[What you need to do]
Transcribe everything in the data word for word. Pictures are left out.

***

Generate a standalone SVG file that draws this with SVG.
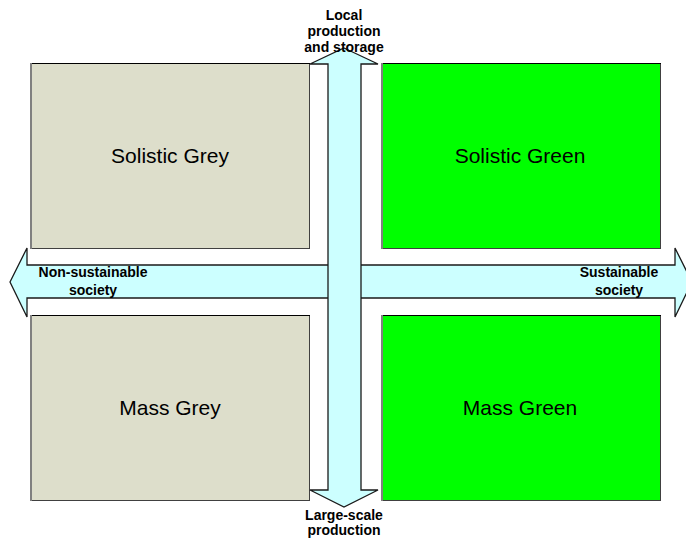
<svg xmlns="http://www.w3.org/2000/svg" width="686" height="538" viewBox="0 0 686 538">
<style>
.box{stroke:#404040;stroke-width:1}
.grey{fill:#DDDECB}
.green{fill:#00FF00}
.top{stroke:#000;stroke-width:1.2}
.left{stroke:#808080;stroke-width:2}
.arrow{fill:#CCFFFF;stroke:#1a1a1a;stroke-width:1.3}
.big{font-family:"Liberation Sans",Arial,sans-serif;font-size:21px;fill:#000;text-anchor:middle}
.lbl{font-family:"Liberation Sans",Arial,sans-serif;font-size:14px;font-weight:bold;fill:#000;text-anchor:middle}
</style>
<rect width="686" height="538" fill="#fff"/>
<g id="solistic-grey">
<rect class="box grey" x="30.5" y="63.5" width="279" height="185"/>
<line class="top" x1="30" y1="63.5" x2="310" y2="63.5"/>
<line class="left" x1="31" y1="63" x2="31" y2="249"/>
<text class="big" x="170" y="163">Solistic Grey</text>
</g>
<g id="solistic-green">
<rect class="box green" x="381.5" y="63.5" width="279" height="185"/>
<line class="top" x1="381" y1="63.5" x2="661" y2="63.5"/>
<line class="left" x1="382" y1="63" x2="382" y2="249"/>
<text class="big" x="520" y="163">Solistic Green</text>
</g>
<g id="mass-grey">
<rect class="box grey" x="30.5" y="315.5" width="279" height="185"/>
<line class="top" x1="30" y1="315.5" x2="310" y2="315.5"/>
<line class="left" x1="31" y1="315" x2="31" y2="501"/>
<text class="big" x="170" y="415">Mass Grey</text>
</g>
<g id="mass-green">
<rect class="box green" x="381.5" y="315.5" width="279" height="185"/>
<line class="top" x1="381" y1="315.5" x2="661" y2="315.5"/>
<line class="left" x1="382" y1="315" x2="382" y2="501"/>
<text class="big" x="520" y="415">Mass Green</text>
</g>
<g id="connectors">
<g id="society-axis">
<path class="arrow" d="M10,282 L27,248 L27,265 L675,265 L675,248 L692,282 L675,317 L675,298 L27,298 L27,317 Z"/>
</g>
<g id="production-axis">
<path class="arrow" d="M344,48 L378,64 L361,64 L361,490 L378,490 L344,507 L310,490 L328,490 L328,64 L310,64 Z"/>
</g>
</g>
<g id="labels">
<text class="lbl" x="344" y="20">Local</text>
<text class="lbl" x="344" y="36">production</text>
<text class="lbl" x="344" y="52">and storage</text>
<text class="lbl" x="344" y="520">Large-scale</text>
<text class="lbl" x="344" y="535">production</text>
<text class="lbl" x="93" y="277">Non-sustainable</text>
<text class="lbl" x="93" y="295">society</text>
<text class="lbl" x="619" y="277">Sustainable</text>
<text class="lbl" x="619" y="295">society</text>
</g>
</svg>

***

[Written solution]
Generate a standalone SVG file that draws this with SVG.
<svg xmlns="http://www.w3.org/2000/svg" width="686" height="538" viewBox="0 0 686 538">
<style>
.box{stroke:#404040;stroke-width:1}
.grey{fill:#DDDECB}
.green{fill:#00FF00}
.top{stroke:#000;stroke-width:1.2}
.left{stroke:#808080;stroke-width:2}
.arrow{fill:#CCFFFF;stroke:#1a1a1a;stroke-width:1.3}
.big{font-family:"Liberation Sans",Arial,sans-serif;font-size:21px;fill:#000;text-anchor:middle}
.lbl{font-family:"Liberation Sans",Arial,sans-serif;font-size:14px;font-weight:bold;fill:#000;text-anchor:middle}
</style>
<rect width="686" height="538" fill="#fff"/>
<g id="solistic-grey">
<rect class="box grey" x="30.5" y="63.5" width="279" height="185"/>
<line class="top" x1="30" y1="63.5" x2="310" y2="63.5"/>
<line class="left" x1="31" y1="63" x2="31" y2="249"/>
<text class="big" x="170" y="163">Solistic Grey</text>
</g>
<g id="solistic-green">
<rect class="box green" x="381.5" y="63.5" width="279" height="185"/>
<line class="top" x1="381" y1="63.5" x2="661" y2="63.5"/>
<line class="left" x1="382" y1="63" x2="382" y2="249"/>
<text class="big" x="520" y="163">Solistic Green</text>
</g>
<g id="mass-grey">
<rect class="box grey" x="30.5" y="315.5" width="279" height="185"/>
<line class="top" x1="30" y1="315.5" x2="310" y2="315.5"/>
<line class="left" x1="31" y1="315" x2="31" y2="501"/>
<text class="big" x="170" y="415">Mass Grey</text>
</g>
<g id="mass-green">
<rect class="box green" x="381.5" y="315.5" width="279" height="185"/>
<line class="top" x1="381" y1="315.5" x2="661" y2="315.5"/>
<line class="left" x1="382" y1="315" x2="382" y2="501"/>
<text class="big" x="520" y="415">Mass Green</text>
</g>
<g id="connectors">
<g id="society-axis">
<path class="arrow" d="M10,282 L27,248 L27,265 L675,265 L675,248 L692,282 L675,317 L675,298 L27,298 L27,317 Z"/>
</g>
<g id="production-axis">
<path class="arrow" d="M344,48 L378,64 L361,64 L361,490 L378,490 L344,507 L310,490 L328,490 L328,64 L310,64 Z"/>
</g>
</g>
<g id="labels">
<text class="lbl" x="344" y="20">Local</text>
<text class="lbl" x="344" y="36">production</text>
<text class="lbl" x="344" y="52">and storage</text>
<text class="lbl" x="344" y="520">Large-scale</text>
<text class="lbl" x="344" y="535">production</text>
<text class="lbl" x="93" y="277">Non-sustainable</text>
<text class="lbl" x="93" y="295">society</text>
<text class="lbl" x="619" y="277">Sustainable</text>
<text class="lbl" x="619" y="295">society</text>
</g>
</svg>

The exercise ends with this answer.